• **Goal of the exercise**: Pictures stay out. Extract the lines below from the first one through the line with "const lineColor = '#6b6c70';", both included.

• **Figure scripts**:

#####

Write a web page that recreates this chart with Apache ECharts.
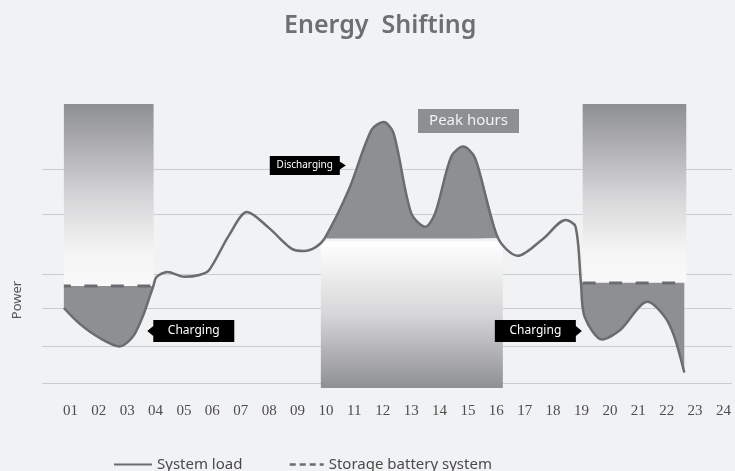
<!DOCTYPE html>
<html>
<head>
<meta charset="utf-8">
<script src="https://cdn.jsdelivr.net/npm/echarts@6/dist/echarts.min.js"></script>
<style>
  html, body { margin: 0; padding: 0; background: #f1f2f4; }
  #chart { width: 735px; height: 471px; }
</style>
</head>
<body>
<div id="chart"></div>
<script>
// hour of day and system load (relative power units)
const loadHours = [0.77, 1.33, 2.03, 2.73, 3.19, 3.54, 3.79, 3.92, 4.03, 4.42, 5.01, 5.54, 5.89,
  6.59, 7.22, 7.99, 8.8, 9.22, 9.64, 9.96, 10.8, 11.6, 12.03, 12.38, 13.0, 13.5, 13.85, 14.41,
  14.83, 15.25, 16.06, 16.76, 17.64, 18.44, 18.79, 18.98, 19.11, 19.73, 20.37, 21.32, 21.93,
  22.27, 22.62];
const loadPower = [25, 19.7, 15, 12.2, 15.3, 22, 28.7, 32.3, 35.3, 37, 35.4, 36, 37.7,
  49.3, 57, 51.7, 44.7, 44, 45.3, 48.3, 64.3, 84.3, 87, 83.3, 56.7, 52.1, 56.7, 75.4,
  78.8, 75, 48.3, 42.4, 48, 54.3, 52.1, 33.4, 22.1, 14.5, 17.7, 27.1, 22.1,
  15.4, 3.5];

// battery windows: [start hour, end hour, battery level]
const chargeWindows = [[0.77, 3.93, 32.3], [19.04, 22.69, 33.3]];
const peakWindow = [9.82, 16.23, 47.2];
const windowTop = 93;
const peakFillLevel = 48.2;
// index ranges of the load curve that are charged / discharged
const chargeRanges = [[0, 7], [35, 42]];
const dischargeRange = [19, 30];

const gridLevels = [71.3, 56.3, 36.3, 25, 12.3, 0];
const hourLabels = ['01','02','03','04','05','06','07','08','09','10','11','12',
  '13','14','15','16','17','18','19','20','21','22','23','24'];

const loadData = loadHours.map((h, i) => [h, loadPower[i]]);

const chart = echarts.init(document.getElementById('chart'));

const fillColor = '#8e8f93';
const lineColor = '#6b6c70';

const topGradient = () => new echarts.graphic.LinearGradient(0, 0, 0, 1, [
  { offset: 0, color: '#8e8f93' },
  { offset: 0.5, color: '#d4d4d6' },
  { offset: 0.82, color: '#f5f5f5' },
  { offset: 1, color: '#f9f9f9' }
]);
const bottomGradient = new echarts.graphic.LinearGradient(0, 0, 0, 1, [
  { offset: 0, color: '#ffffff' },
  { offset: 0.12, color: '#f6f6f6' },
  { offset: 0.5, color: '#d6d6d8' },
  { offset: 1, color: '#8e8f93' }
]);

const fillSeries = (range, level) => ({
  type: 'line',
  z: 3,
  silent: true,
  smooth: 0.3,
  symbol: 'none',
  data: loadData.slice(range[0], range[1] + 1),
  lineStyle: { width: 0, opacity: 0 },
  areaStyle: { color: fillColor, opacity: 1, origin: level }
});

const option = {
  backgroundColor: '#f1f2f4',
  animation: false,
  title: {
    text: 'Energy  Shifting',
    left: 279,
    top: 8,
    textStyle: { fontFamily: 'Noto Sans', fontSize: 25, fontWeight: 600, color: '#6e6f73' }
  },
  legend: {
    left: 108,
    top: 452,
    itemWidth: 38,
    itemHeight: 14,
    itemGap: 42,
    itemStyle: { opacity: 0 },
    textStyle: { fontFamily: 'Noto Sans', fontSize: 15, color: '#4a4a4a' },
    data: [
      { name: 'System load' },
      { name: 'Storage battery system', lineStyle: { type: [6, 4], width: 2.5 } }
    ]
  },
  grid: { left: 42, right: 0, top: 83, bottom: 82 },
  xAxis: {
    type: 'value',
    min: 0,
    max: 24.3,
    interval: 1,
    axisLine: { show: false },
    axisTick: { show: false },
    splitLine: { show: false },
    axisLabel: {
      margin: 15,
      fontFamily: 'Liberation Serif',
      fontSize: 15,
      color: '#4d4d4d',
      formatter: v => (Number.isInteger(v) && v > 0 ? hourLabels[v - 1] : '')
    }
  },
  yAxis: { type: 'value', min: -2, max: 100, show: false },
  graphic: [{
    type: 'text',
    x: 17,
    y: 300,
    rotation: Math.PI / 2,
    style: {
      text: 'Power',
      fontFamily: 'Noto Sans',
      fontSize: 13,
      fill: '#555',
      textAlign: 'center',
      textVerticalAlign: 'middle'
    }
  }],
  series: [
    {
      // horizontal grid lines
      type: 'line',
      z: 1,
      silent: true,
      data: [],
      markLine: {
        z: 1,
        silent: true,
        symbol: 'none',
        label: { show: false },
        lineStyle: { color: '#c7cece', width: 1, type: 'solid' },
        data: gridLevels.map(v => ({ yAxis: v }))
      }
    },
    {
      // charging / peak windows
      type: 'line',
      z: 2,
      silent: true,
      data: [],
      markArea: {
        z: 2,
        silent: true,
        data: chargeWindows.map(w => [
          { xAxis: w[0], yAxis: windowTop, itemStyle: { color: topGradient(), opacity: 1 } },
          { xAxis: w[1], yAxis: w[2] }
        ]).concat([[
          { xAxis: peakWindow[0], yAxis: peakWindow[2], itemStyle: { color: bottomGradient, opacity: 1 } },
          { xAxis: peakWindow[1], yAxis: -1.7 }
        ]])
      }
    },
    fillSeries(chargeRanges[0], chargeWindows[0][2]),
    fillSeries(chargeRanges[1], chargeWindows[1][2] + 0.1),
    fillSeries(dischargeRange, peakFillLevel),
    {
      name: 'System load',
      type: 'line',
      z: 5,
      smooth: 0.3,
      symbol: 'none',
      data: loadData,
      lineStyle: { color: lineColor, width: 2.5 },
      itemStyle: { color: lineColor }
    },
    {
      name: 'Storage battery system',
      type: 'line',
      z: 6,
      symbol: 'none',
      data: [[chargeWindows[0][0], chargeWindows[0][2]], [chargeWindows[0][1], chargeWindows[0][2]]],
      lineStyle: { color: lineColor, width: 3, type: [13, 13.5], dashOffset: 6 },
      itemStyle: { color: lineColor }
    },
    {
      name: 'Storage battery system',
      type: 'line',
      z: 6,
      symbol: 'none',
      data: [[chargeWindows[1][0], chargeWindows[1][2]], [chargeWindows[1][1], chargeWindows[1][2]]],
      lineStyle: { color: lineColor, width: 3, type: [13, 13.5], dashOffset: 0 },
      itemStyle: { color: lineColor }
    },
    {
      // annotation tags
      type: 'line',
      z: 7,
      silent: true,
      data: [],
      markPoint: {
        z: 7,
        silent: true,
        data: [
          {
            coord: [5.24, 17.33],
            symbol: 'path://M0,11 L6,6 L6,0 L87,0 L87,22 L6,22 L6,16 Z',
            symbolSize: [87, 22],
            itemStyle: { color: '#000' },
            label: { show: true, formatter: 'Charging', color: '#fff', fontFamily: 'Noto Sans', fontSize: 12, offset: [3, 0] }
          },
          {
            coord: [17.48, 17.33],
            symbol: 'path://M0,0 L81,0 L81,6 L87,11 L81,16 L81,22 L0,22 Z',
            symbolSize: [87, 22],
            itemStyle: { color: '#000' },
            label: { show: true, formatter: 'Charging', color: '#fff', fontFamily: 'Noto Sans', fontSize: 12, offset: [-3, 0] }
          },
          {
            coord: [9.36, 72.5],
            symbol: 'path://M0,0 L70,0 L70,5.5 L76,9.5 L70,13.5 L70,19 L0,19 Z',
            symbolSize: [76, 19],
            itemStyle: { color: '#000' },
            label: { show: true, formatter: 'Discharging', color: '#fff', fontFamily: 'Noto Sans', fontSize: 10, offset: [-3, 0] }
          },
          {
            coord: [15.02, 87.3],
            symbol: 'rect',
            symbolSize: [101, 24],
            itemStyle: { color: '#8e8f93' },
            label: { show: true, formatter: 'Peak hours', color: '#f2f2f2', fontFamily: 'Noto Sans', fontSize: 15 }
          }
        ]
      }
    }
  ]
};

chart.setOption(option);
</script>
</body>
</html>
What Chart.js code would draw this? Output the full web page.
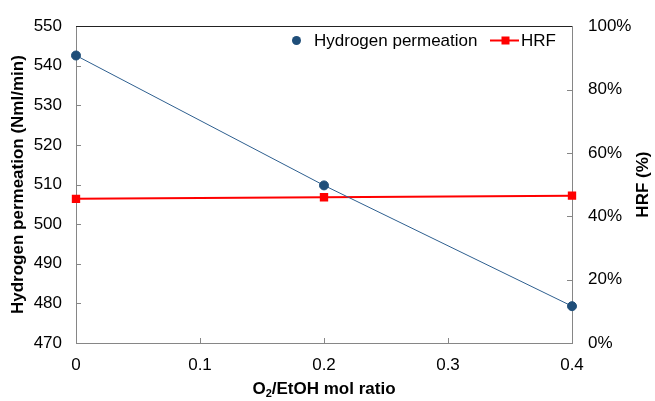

#####

• **Response to the task**:
Write a web page that recreates this chart with Apache ECharts.
<!DOCTYPE html>
<html>
<head>
<meta charset="utf-8">
<script src="https://cdn.jsdelivr.net/npm/echarts@6/dist/echarts.min.js"></script>
<style>
  html, body { margin: 0; padding: 0; background: #f1f2f4; }
  #chart { width: 735px; height: 471px; }
</style>
</head>
<body>
<div id="chart"></div>
<script>
// hour of day and system load (relative power units)
const loadHours = [0.77, 1.33, 2.03, 2.73, 3.19, 3.54, 3.79, 3.92, 4.03, 4.42, 5.01, 5.54, 5.89,
  6.59, 7.22, 7.99, 8.8, 9.22, 9.64, 9.96, 10.8, 11.6, 12.03, 12.38, 13.0, 13.5, 13.85, 14.41,
  14.83, 15.25, 16.06, 16.76, 17.64, 18.44, 18.79, 18.98, 19.11, 19.73, 20.37, 21.32, 21.93,
  22.27, 22.62];
const loadPower = [25, 19.7, 15, 12.2, 15.3, 22, 28.7, 32.3, 35.3, 37, 35.4, 36, 37.7,
  49.3, 57, 51.7, 44.7, 44, 45.3, 48.3, 64.3, 84.3, 87, 83.3, 56.7, 52.1, 56.7, 75.4,
  78.8, 75, 48.3, 42.4, 48, 54.3, 52.1, 33.4, 22.1, 14.5, 17.7, 27.1, 22.1,
  15.4, 3.5];

// battery windows: [start hour, end hour, battery level]
const chargeWindows = [[0.77, 3.93, 32.3], [19.04, 22.69, 33.3]];
const peakWindow = [9.82, 16.23, 47.2];
const windowTop = 93;
const peakFillLevel = 48.2;
// index ranges of the load curve that are charged / discharged
const chargeRanges = [[0, 7], [35, 42]];
const dischargeRange = [19, 30];

const gridLevels = [71.3, 56.3, 36.3, 25, 12.3, 0];
const hourLabels = ['01','02','03','04','05','06','07','08','09','10','11','12',
  '13','14','15','16','17','18','19','20','21','22','23','24'];

const loadData = loadHours.map((h, i) => [h, loadPower[i]]);

const chart = echarts.init(document.getElementById('chart'));

const fillColor = '#8e8f93';
const lineColor = '#6b6c70';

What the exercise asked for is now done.